- Born: 1973 (age 51–52) Whakatāne, New Zealand

= Albert Belz =

New Zealand actor, writer and lecturer

Albert Alexander Amahou Belz (born 1973) is a New Zealand actor, writer, and lecturer.

Belz was born in Whakatāne. He is Māori, of Ngāti Porou, Ngāpuhi, and Ngāti Pokai descent. He lived in Auckland from the age of 12, later moving to Hamilton and Wellington. In 2012 he moved to Australia, before returning to New Zealand several years later. In 2020 he completed a master's degree in creative writing at Auckland University of Technology.
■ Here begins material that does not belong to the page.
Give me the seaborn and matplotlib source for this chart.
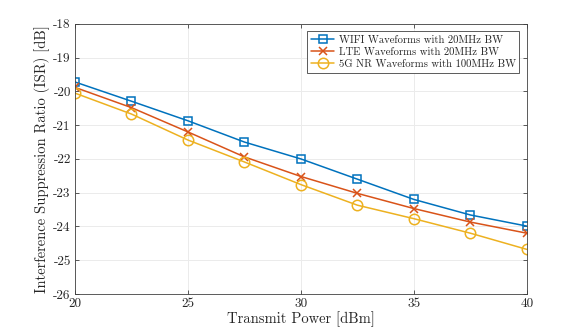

His master's thesis was titled Scratch the Cat.

== Acting career ==
As an actor Belz has appeared in:

- Hercules: The Legendary Journeys (1995),
- Young Hercules (1998)
- Shortland Street (1992)
- Rip Girls (2000)

== Writing ==
A professional writer for television, film and theatre since 2001, Belz has written:

- Te Maunga, a script for theatre, first performed in 2001
- Awhi Tapu, 2006, nominated for Chapman Tripp Theatre Awards. Awhi Tapu was also televised as a feature-length episode in the six-part series Atamira. It aired on Māori TV on 29 April 2012, and starred Matariki Whatarau, Tola Newbery, Kura Forrester, and James Tito.
- Yours Truly, 2006, which won Chapman Tripp Theatre Awards for Best New New Zealand Play and Most Original Play, and the Bruce Mason Playwriting Award for Best Emerging New Zealand Playwright
- Te Karakia, 2008 Wellington International Festival of the Arts
- Raising the Titanics, which won The New Zealand Listeners Best New New Zealand Play 2010
- Cradle Song, which won The Adam NZ Play Award for Best Play by a Māori Playwright 2018
- Maui Magic, a children's play
- Astroman, simultaneously produced in 2018 by the Melbourne Theatre Company (directed by Sarah Goodes) and Court Theatre, Christchurch (directed by Nancy Brunning)
- Tongue Tied, a television comedy series on Maori Television

Belz is a lecturer in performing arts and writing at Manukau Institute of Technology. He has held writing residencies in Le Quesnoy, France, the University of Waikato, Victoria University of Wellington, and the University of Canterbury. He was awarded the Robert Burns Fellowship for 2022.